──────── Supplied data

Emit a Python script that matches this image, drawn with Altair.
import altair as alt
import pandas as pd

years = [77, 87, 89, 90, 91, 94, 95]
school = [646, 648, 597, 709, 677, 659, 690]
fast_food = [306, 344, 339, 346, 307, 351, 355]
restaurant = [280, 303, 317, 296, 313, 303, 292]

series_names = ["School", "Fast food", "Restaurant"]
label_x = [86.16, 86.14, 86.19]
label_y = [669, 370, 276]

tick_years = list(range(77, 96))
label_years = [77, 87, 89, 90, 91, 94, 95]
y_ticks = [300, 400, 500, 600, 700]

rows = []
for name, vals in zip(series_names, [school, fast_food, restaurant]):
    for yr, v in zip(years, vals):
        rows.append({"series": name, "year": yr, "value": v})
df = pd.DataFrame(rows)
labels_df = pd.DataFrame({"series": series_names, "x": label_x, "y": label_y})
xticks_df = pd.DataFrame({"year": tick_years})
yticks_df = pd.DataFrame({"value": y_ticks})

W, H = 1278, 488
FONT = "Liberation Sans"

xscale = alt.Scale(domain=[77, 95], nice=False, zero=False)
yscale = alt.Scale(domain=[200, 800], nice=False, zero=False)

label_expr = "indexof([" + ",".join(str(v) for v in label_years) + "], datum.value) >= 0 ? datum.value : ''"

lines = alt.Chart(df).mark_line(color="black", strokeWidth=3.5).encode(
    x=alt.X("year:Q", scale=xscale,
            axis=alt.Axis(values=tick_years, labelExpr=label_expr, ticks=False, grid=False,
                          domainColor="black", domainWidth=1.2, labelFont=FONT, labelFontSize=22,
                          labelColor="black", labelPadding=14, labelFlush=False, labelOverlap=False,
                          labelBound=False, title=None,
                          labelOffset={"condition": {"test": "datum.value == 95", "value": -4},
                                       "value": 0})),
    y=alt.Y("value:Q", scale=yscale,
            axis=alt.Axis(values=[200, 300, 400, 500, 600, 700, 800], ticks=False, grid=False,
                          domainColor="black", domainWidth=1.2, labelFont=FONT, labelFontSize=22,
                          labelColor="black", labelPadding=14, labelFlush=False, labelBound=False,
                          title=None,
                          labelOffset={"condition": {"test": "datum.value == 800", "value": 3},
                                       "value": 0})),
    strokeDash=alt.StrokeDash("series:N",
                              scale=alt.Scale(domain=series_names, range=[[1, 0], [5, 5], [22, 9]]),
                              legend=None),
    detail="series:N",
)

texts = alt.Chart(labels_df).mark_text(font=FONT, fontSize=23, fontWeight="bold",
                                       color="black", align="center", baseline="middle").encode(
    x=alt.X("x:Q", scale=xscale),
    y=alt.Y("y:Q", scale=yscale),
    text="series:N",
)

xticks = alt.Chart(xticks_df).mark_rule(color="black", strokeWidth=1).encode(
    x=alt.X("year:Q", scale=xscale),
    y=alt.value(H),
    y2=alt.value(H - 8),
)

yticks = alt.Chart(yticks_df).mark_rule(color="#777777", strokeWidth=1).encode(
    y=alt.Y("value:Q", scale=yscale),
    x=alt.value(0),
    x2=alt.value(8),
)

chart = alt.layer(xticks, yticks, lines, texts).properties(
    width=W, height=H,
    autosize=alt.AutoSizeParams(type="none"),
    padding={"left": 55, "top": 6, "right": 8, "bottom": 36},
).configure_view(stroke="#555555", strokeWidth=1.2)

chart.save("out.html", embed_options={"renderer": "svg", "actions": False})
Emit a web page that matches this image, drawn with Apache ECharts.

────────────────

What is asked :: Begin with the first line of the listing and copy exactly through the line that contains "restaurant = [280, 303, 317, 296, 313, 303, 292]", please, keeping both ends and leaving out everything after.

Task output ::
Emit a Python script that matches this image, drawn with Altair.
import altair as alt
import pandas as pd

years = [77, 87, 89, 90, 91, 94, 95]
school = [646, 648, 597, 709, 677, 659, 690]
fast_food = [306, 344, 339, 346, 307, 351, 355]
restaurant = [280, 303, 317, 296, 313, 303, 292]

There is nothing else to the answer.